━━━━━ Provided information

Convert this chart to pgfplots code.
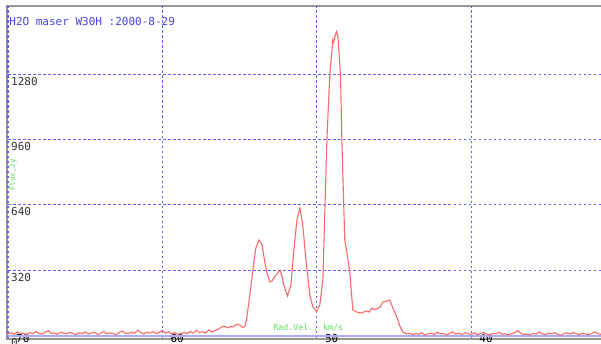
\documentclass[border=0pt]{standalone}
\usepackage{fontspec}
\setmonofont{DejaVu Sans Mono}
\usepackage{pgfplots}
\pgfplotsset{compat=1.18}
\definecolor{gridblue}{RGB}{95,95,235}
\definecolor{zeroblue}{RGB}{170,170,245}
\definecolor{curvered}{RGB}{250,105,105}
\definecolor{labgreen}{RGB}{90,225,90}
\definecolor{titleblue}{RGB}{70,70,225}
\definecolor{framegray}{RGB}{150,150,150}
\begin{document}
\begin{tikzpicture}[x=1pt,y=1pt]
\useasboundingbox (0,0) rectangle (601,343);
\fill[white] (0,0) rectangle (601,343);
\draw[framegray, line width=2.5pt] (5.5,336.8) -- (602,336.8);
\draw[framegray, line width=2.5pt] (5.5,4.2) -- (602,4.2);
\draw[framegray, line width=2pt] (6.8,3) -- (6.8,338);
\begin{axis}[at={(8pt,5pt)}, anchor=south west, scale only axis,
  width=593pt, height=332pt,
  x dir=reverse, xmin=31.6, xmax=70, ymin=-12, ymax=1614,
  xtick={40,50,60,70}, ytick={0,320,640,960,1280},
  major tick length=0pt,
  axis line style={draw=none},
  clip=false,
  grid=major,
  major grid style={gridblue, line width=1.1pt, dash pattern=on 2.5pt off 2.5pt},
  /pgf/number format/assume math mode=true,
  /pgf/number format/1000 sep={},
  ticklabel style={font=\ttfamily\fontsize{11}{11}\selectfont, inner sep=1pt},
  xticklabel style={anchor=west, xshift=7pt, text=black},
  yticklabel style={anchor=north west, xshift=2pt, yshift=-1.5pt, text=black!80},
]
\addplot[zeroblue, line width=2pt, forget plot] coordinates {(31.6,0) (70,0)};
\addplot[curvered, line width=1.1pt, no markers] coordinates {
(70.0,8) (69.8,14) (69.6,6) (69.4,18) (69.2,10) (69.0,12) (68.8,4) (68.6,15) (68.4,9) (68.2,20)
(68.0,11) (67.8,7) (67.6,16) (67.4,24) (67.2,10) (67.0,13) (66.8,6) (66.6,17) (66.4,12) (66.2,8)
(66.0,15) (65.8,10) (65.6,5) (65.4,14) (65.2,9) (65.0,18) (64.8,7) (64.6,12) (64.4,16) (64.2,6)
(64.0,11) (63.8,19) (63.6,8) (63.4,13) (63.2,10) (63.0,4) (62.8,15) (62.6,22) (62.4,12) (62.2,9)
(62.0,17) (61.8,11) (61.6,26) (61.4,14) (61.2,8) (61.0,16) (60.8,12) (60.6,20) (60.4,10) (60.2,15)
(60.0,25) (59.8,12) (59.6,18) (59.4,8) (59.2,14) (59.0,6) (58.8,10) (58.6,16) (58.4,9) (58.2,20)
(58.0,13) (57.8,26) (57.6,15) (57.4,19) (57.2,12) (57.0,28) (56.8,18) (56.6,24) (56.4,30) (56.2,40)
(56.0,46) (55.8,38) (55.6,44)
(55.44,42) (55.2,55) (54.98,51) (54.8,40) (54.66,44) (54.55,80) (54.47,125) (54.34,198) (54.14,321)
(53.95,429) (53.75,468) (53.56,448) (53.37,360) (53.2,300) (53.04,262) (52.9,268) (52.78,282)
(52.6,300) (52.39,321) (52.25,290) (52.14,247) (51.9,194) (51.68,247) (51.49,419) (51.29,566)
(51.10,625) (50.91,541) (50.71,370) (50.45,198) (50.26,140) (50.02,117) (49.81,149) (49.61,272)
(49.48,615) (49.35,957) (49.16,1281) (48.96,1448) (48.90,1438) (48.80,1475) (48.72,1489) (48.64,1468)
(48.47,1281) (48.38,957) (48.25,615) (48.19,468) (48.0,380) (47.86,306) (47.67,125) (47.41,115)
(47.09,110) (46.9,118) (46.76,120) (46.6,115) (46.44,135) (46.3,128) (46.12,130) (45.9,140)
(45.73,164) (45.47,169) (45.28,174) (45.02,125) (44.82,91) (44.63,47) (44.43,17)
(44.2,8) (44.0,12) (43.8,4) (43.6,10) (43.4,6) (43.2,14) (43.0,3) (42.8,9) (42.6,12) (42.4,5)
(42.2,16) (42.0,8) (41.8,10) (41.6,2) (41.4,11) (41.2,18) (41.0,7) (40.8,12) (40.6,5) (40.4,14)
(40.2,9) (40.0,6) (39.8,13) (39.6,4) (39.4,10) (39.2,15) (39.0,7) (38.8,3) (38.6,11) (38.4,8)
(38.2,16) (38.0,6) (37.8,9) (37.6,2) (37.4,10) (37.2,13) (37.0,24) (36.8,12) (36.6,5) (36.4,8)
(36.2,3) (36.0,11) (35.8,7) (35.6,17) (35.4,9) (35.2,4) (35.0,12) (34.8,8) (34.6,14) (34.4,6)
(34.2,2) (34.0,10) (33.8,13) (33.6,7) (33.4,15) (33.2,9) (33.0,5) (32.8,11) (32.6,8) (32.4,4)
(32.2,10) (32.0,18) (31.8,9) (31.6,6)
};
\node[anchor=west, text=titleblue, font=\ttfamily\fontsize{11}{11}\selectfont, inner sep=0pt]
  at (axis description cs:0.002,0.952) {H2O maser W30H :2000-8-29};
\node[anchor=west, text=labgreen, font=\ttfamily\fontsize{8.3}{8.3}\selectfont, inner sep=0pt]
  at (axis description cs:0.447,0.030) {Rad.Vel., km/s};
\node[rotate=90, text=labgreen, font=\ttfamily\fontsize{7.5}{7.5}\selectfont, inner sep=0pt]
  at (axis description cs:0.0084,0.491) {Flux,Jy};
\end{axis}
\end{tikzpicture}
\end{document}
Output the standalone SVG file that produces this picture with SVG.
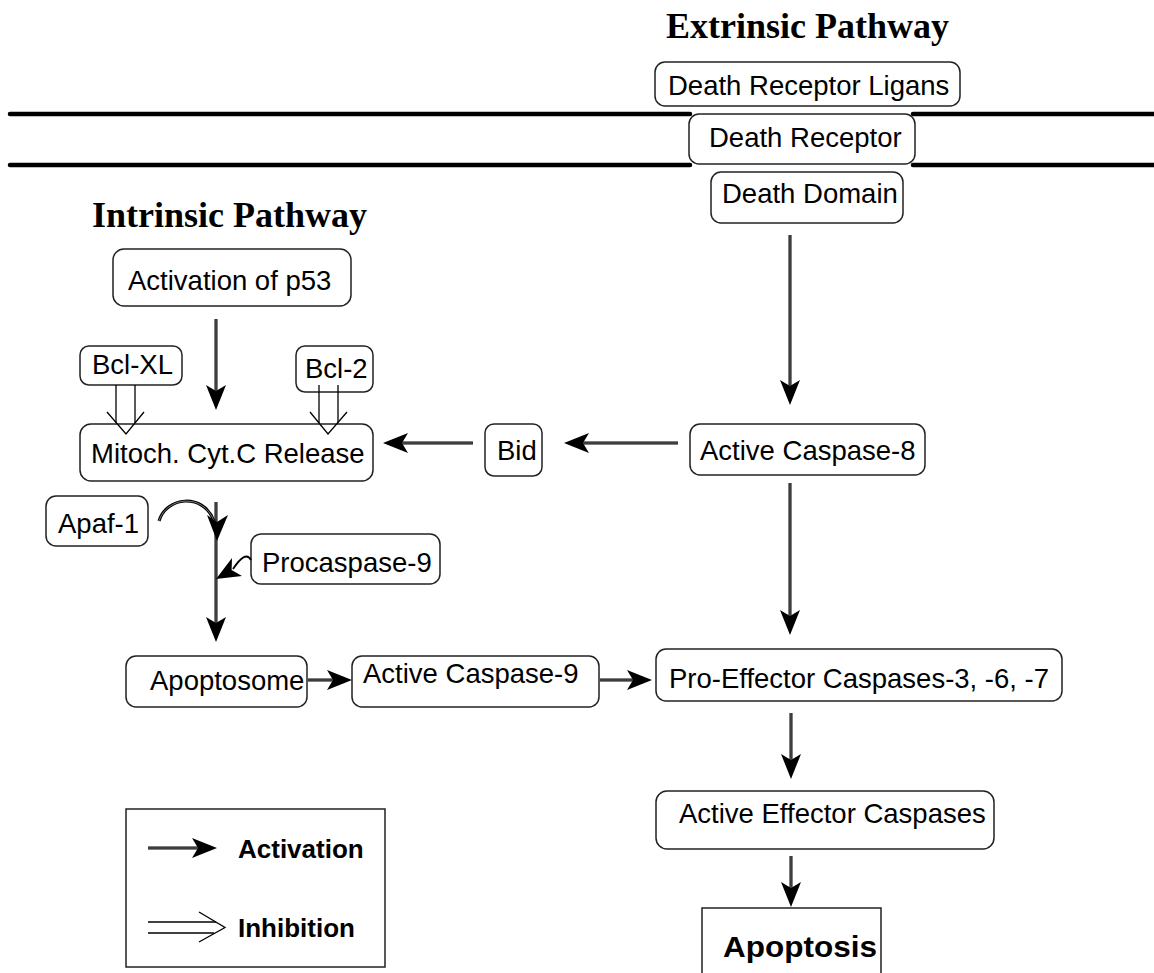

━━━━━━━━━━

→ Your task
Copy the records above exactly. The pictures are not part of the copy.

→ Final result
Convert this chart to pgfplots code.
\documentclass[border=0pt]{standalone}
\usepackage{fontspec}
\setmonofont{DejaVu Sans Mono}
\usepackage{pgfplots}
\pgfplotsset{compat=1.18}
\definecolor{gridblue}{RGB}{95,95,235}
\definecolor{zeroblue}{RGB}{170,170,245}
\definecolor{curvered}{RGB}{250,105,105}
\definecolor{labgreen}{RGB}{90,225,90}
\definecolor{titleblue}{RGB}{70,70,225}
\definecolor{framegray}{RGB}{150,150,150}
\begin{document}
\begin{tikzpicture}[x=1pt,y=1pt]
\useasboundingbox (0,0) rectangle (601,343);
\fill[white] (0,0) rectangle (601,343);
\draw[framegray, line width=2.5pt] (5.5,336.8) -- (602,336.8);
\draw[framegray, line width=2.5pt] (5.5,4.2) -- (602,4.2);
\draw[framegray, line width=2pt] (6.8,3) -- (6.8,338);
\begin{axis}[at={(8pt,5pt)}, anchor=south west, scale only axis,
  width=593pt, height=332pt,
  x dir=reverse, xmin=31.6, xmax=70, ymin=-12, ymax=1614,
  xtick={40,50,60,70}, ytick={0,320,640,960,1280},
  major tick length=0pt,
  axis line style={draw=none},
  clip=false,
  grid=major,
  major grid style={gridblue, line width=1.1pt, dash pattern=on 2.5pt off 2.5pt},
  /pgf/number format/assume math mode=true,
  /pgf/number format/1000 sep={},
  ticklabel style={font=\ttfamily\fontsize{11}{11}\selectfont, inner sep=1pt},
  xticklabel style={anchor=west, xshift=7pt, text=black},
  yticklabel style={anchor=north west, xshift=2pt, yshift=-1.5pt, text=black!80},
]
\addplot[zeroblue, line width=2pt, forget plot] coordinates {(31.6,0) (70,0)};
\addplot[curvered, line width=1.1pt, no markers] coordinates {
(70.0,8) (69.8,14) (69.6,6) (69.4,18) (69.2,10) (69.0,12) (68.8,4) (68.6,15) (68.4,9) (68.2,20)
(68.0,11) (67.8,7) (67.6,16) (67.4,24) (67.2,10) (67.0,13) (66.8,6) (66.6,17) (66.4,12) (66.2,8)
(66.0,15) (65.8,10) (65.6,5) (65.4,14) (65.2,9) (65.0,18) (64.8,7) (64.6,12) (64.4,16) (64.2,6)
(64.0,11) (63.8,19) (63.6,8) (63.4,13) (63.2,10) (63.0,4) (62.8,15) (62.6,22) (62.4,12) (62.2,9)
(62.0,17) (61.8,11) (61.6,26) (61.4,14) (61.2,8) (61.0,16) (60.8,12) (60.6,20) (60.4,10) (60.2,15)
(60.0,25) (59.8,12) (59.6,18) (59.4,8) (59.2,14) (59.0,6) (58.8,10) (58.6,16) (58.4,9) (58.2,20)
(58.0,13) (57.8,26) (57.6,15) (57.4,19) (57.2,12) (57.0,28) (56.8,18) (56.6,24) (56.4,30) (56.2,40)
(56.0,46) (55.8,38) (55.6,44)
(55.44,42) (55.2,55) (54.98,51) (54.8,40) (54.66,44) (54.55,80) (54.47,125) (54.34,198) (54.14,321)
(53.95,429) (53.75,468) (53.56,448) (53.37,360) (53.2,300) (53.04,262) (52.9,268) (52.78,282)
(52.6,300) (52.39,321) (52.25,290) (52.14,247) (51.9,194) (51.68,247) (51.49,419) (51.29,566)
(51.10,625) (50.91,541) (50.71,370) (50.45,198) (50.26,140) (50.02,117) (49.81,149) (49.61,272)
(49.48,615) (49.35,957) (49.16,1281) (48.96,1448) (48.90,1438) (48.80,1475) (48.72,1489) (48.64,1468)
(48.47,1281) (48.38,957) (48.25,615) (48.19,468) (48.0,380) (47.86,306) (47.67,125) (47.41,115)
(47.09,110) (46.9,118) (46.76,120) (46.6,115) (46.44,135) (46.3,128) (46.12,130) (45.9,140)
(45.73,164) (45.47,169) (45.28,174) (45.02,125) (44.82,91) (44.63,47) (44.43,17)
(44.2,8) (44.0,12) (43.8,4) (43.6,10) (43.4,6) (43.2,14) (43.0,3) (42.8,9) (42.6,12) (42.4,5)
(42.2,16) (42.0,8) (41.8,10) (41.6,2) (41.4,11) (41.2,18) (41.0,7) (40.8,12) (40.6,5) (40.4,14)
(40.2,9) (40.0,6) (39.8,13) (39.6,4) (39.4,10) (39.2,15) (39.0,7) (38.8,3) (38.6,11) (38.4,8)
(38.2,16) (38.0,6) (37.8,9) (37.6,2) (37.4,10) (37.2,13) (37.0,24) (36.8,12) (36.6,5) (36.4,8)
(36.2,3) (36.0,11) (35.8,7) (35.6,17) (35.4,9) (35.2,4) (35.0,12) (34.8,8) (34.6,14) (34.4,6)
(34.2,2) (34.0,10) (33.8,13) (33.6,7) (33.4,15) (33.2,9) (33.0,5) (32.8,11) (32.6,8) (32.4,4)
(32.2,10) (32.0,18) (31.8,9) (31.6,6)
};
\node[anchor=west, text=titleblue, font=\ttfamily\fontsize{11}{11}\selectfont, inner sep=0pt]
  at (axis description cs:0.002,0.952) {H2O maser W30H :2000-8-29};
\node[anchor=west, text=labgreen, font=\ttfamily\fontsize{8.3}{8.3}\selectfont, inner sep=0pt]
  at (axis description cs:0.447,0.030) {Rad.Vel., km/s};
\node[rotate=90, text=labgreen, font=\ttfamily\fontsize{7.5}{7.5}\selectfont, inner sep=0pt]
  at (axis description cs:0.0084,0.491) {Flux,Jy};
\end{axis}
\end{tikzpicture}
\end{document}
Output the standalone SVG file that produces this picture with SVG.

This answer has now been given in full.